Wednesday, May 28, 2008

 

Celebrity Fantasy Harem The Third

Ha! I'm back, bitches! I seem to get a ton of hits on the other CFH entries, from people looking for "fantasy harem" and occasionally "celebrity harem," so why not make my comeback (don't call it a comeback!) with a new crop of potentially embarrassing celebrity menz? Where did I leave off? Oh yeah...

11. Brendon Small
"Home Movies" and Metalocalypse? Yes, please.

12. David Cook
You know, I really did a 180 on this guy over the course of the Idol season. At the beginning I thought he was a poseur, and I called him a douchebag on Twitter (I'd link to that post, but Twitter's recovering from another crash and disabled a ton of features.) Then he got a haircut and looked better. Then I started liking his singing. By the end of the season, he was downright nooshable. That means exactly what you think it means. Special note: Mr. Cook is the first CFH inductee who is younger than I am. Congratulations, I guess.

13. Bob Behnken
Okay, I actually feel kinda bad about this one.

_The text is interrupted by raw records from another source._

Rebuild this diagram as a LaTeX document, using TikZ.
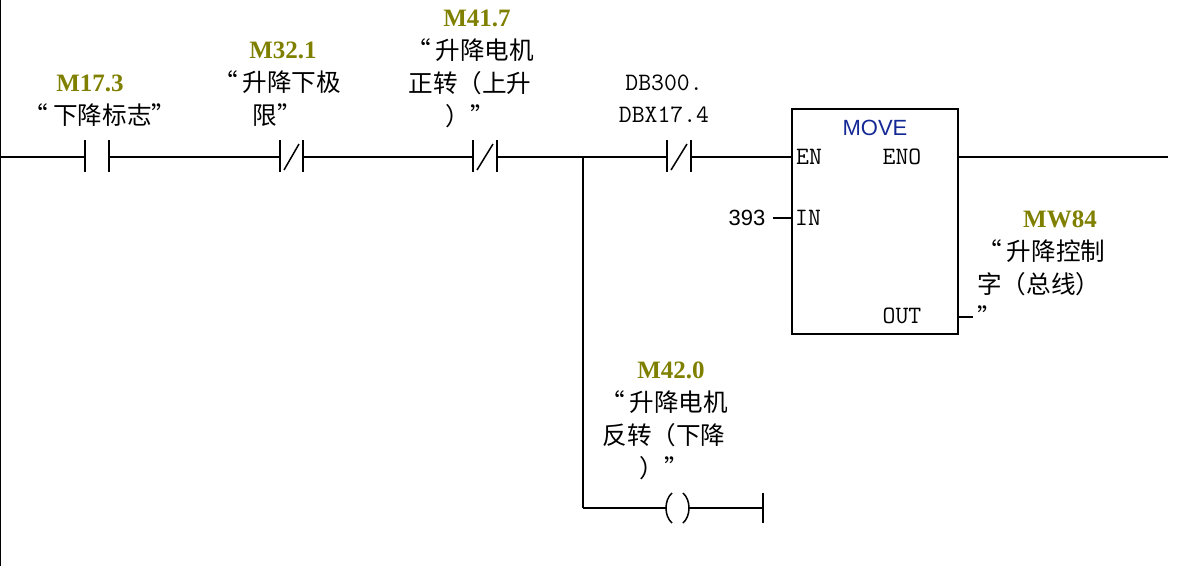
\documentclass[tikz,border=0pt]{standalone}
\usepackage{fontspec}
\setsansfont{Liberation Sans}
\newfontfamily\cjk{Noto Sans CJK SC}
\newfontfamily\addrfont{Liberation Serif}
\newcommand\oquote{“\hspace{5pt}}
\definecolor{addr}{RGB}{128,128,0}
\definecolor{boxname}{RGB}{20,40,150}
\tikzset{
  wire/.style={line width=2pt},
  addrlabel/.style={font=\addrfont\bfseries\fontsize{25}{26}\selectfont, text=addr, inner sep=0pt},
  symlabel/.style={font=\cjk\fontsize{24.6}{33}\selectfont, align=center, inner sep=0pt},
  pinlabel/.style={font=\ttfamily\fontsize{25}{26}\selectfont, inner sep=0pt},
}
\begin{document}
\begin{tikzpicture}[x=1pt,y=-1pt]
  \useasboundingbox (0,0) rectangle (1186,566);
  % terminals
  \coordinate (rail) at (1,157);
  \coordinate (c1l) at (85,157);  \coordinate (c1r) at (109,157);
  \coordinate (c2l) at (280,157); \coordinate (c2r) at (303,157);
  \coordinate (c3l) at (473,157); \coordinate (c3r) at (497,157);
  \coordinate (c4l) at (667,157); \coordinate (c4r) at (691,157);
  \coordinate (br) at (583,157);  \coordinate (brlow) at (583,508);
  \coordinate (k1l) at (666,508); \coordinate (k1r) at (689,508);
  \coordinate (kend) at (763,508);
  \coordinate (en) at (791,157);  \coordinate (eno) at (957,157);
  \coordinate (in) at (791,218);  \coordinate (out) at (957,317);
  \coordinate (outend) at (973,317);
  \coordinate (rungend) at (1168,157);
  % labels
  \draw
    (90,83) node[addrlabel] (a1){M17.3}
    (100,115) node[symlabel] (s1){\oquote 下降标志”}
    (283,50) node[addrlabel] (a2){M32.1}
    (277,99) node[symlabel] (s2){\oquote 升降下极\\限”}
    (477,18) node[addrlabel] (a3){M41.7}
    (470,83) node[symlabel] (s3){\oquote 升降电机\\正转（上升\\）”}
    (664,99) node[pinlabel, align=center, font=\ttfamily\fontsize{25}{32}\selectfont] (a4){DB300.\\DBX17.4}
    (671,370) node[addrlabel] (a5){M42.0}
    (664,435) node[symlabel] (s5){\oquote 升降电机\\反转（下降\\）”}
    (1060,219) node[addrlabel] (a6){MW84}
    (977,283) node[symlabel, align=left, anchor=west] (s6){\oquote 升降控制\\字（总线）\\”};
  % move box
  \node[draw, line width=2pt, minimum width=166, minimum height=225, anchor=north west, inner sep=0pt] (mv) at (791,108) {};
  \draw
    (875,128) node[font=\sffamily\fontsize{22}{24}\selectfont, text=boxname, inner sep=0pt] (mvname){MOVE}
    (809,157) node[pinlabel] (pen){EN}
    (902,157) node[pinlabel] (peno){ENO}
    (808,218) node[pinlabel] (pin){IN}
    (902,316) node[pinlabel] (pout){OUT}
    (747,218) node[font=\sffamily\fontsize{22}{24}\selectfont, inner sep=0pt] (v393){393};
  % wires
  \begin{scope}[wire]
    \draw (0,0) -- (0,566);
    \draw (rail) -- (c1l);
    \draw (c1r) -- (c2l);
    \draw (c2r) -- (c3l);
    \draw (c3r) -- (c4l);
    \draw (c4r) -- (en);
    \draw (eno) -- (rungend);
    \draw (br) -- (brlow);
    \draw (brlow) -- (k1l);
    \draw (k1r) -- (kend);
    \draw (kend) ++(0,-15) -- ++(0,30);
    \foreach \c in {c1l,c1r,c2l,c2r,c3l,c3r,c4l,c4r}
      \draw (\c) ++(0,-17) -- ++(0,32);
  \end{scope}
  \begin{scope}[line width=1.5pt]
    \draw (c2l) ++(4,13) -- ++(15,-26);
    \draw (c3l) ++(4,13) -- ++(16,-26);
    \draw (c4l) ++(4,13) -- ++(16,-26);
    \draw (672,493) .. controls (664,500) and (664,516) .. (672,523);
    \draw (683,493) .. controls (691,500) and (691,516) .. (683,523);
    \draw ([xshift=7pt]v393.east) -- (in);
    \draw (out) -- (outend);
  \end{scope}
\end{tikzpicture}
\end{document}
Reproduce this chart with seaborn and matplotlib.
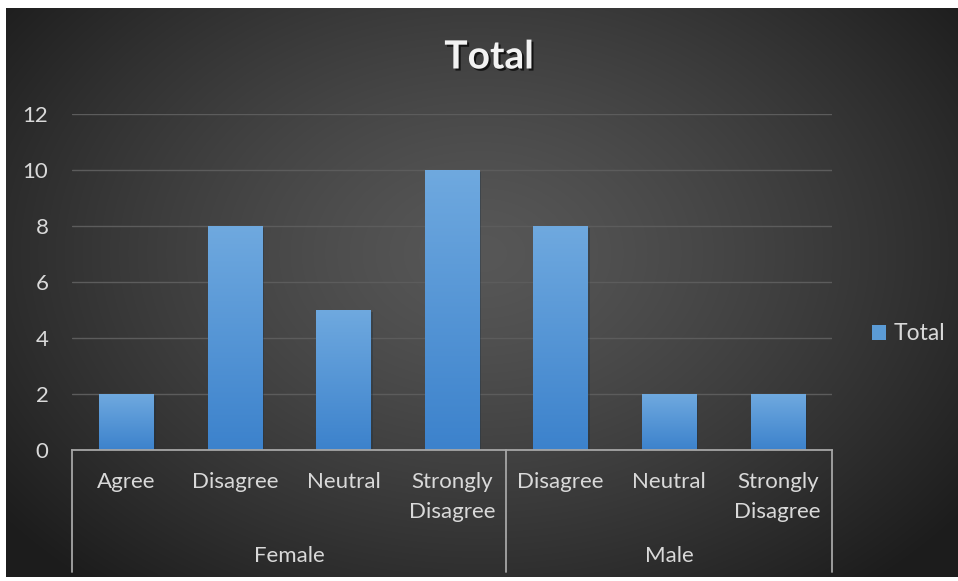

Because, seriously, an astronaut? You know, you work all hard and get a PhD. and have a career in the Air Force and go work at NASA and go to space, and how does the Internet reward you? With an appearance in some crazy woman's Man Harem. I'm sorry.



I'd still hit it, though.

14 Jim Vandermeer
Go to about 1:15 of that video. You know I love me some hockey players. And I love me some hockey fights, too. Also younger, but only by a few months, so that doesn't really count.

15. Martin Sargent, circa 2002
Remember, alternate universe rules apply. I can pick anyone from any point on the space-time continuum, from any conceivable reality where they're not involved with someone else or a drug addict or stupid any other thing I don't like. So Martin Sargent enters the Harem from the time when he did a good job guest hosting The Screensavers and Call For Help and didn't act dumb or have the haircut he's sporting these days.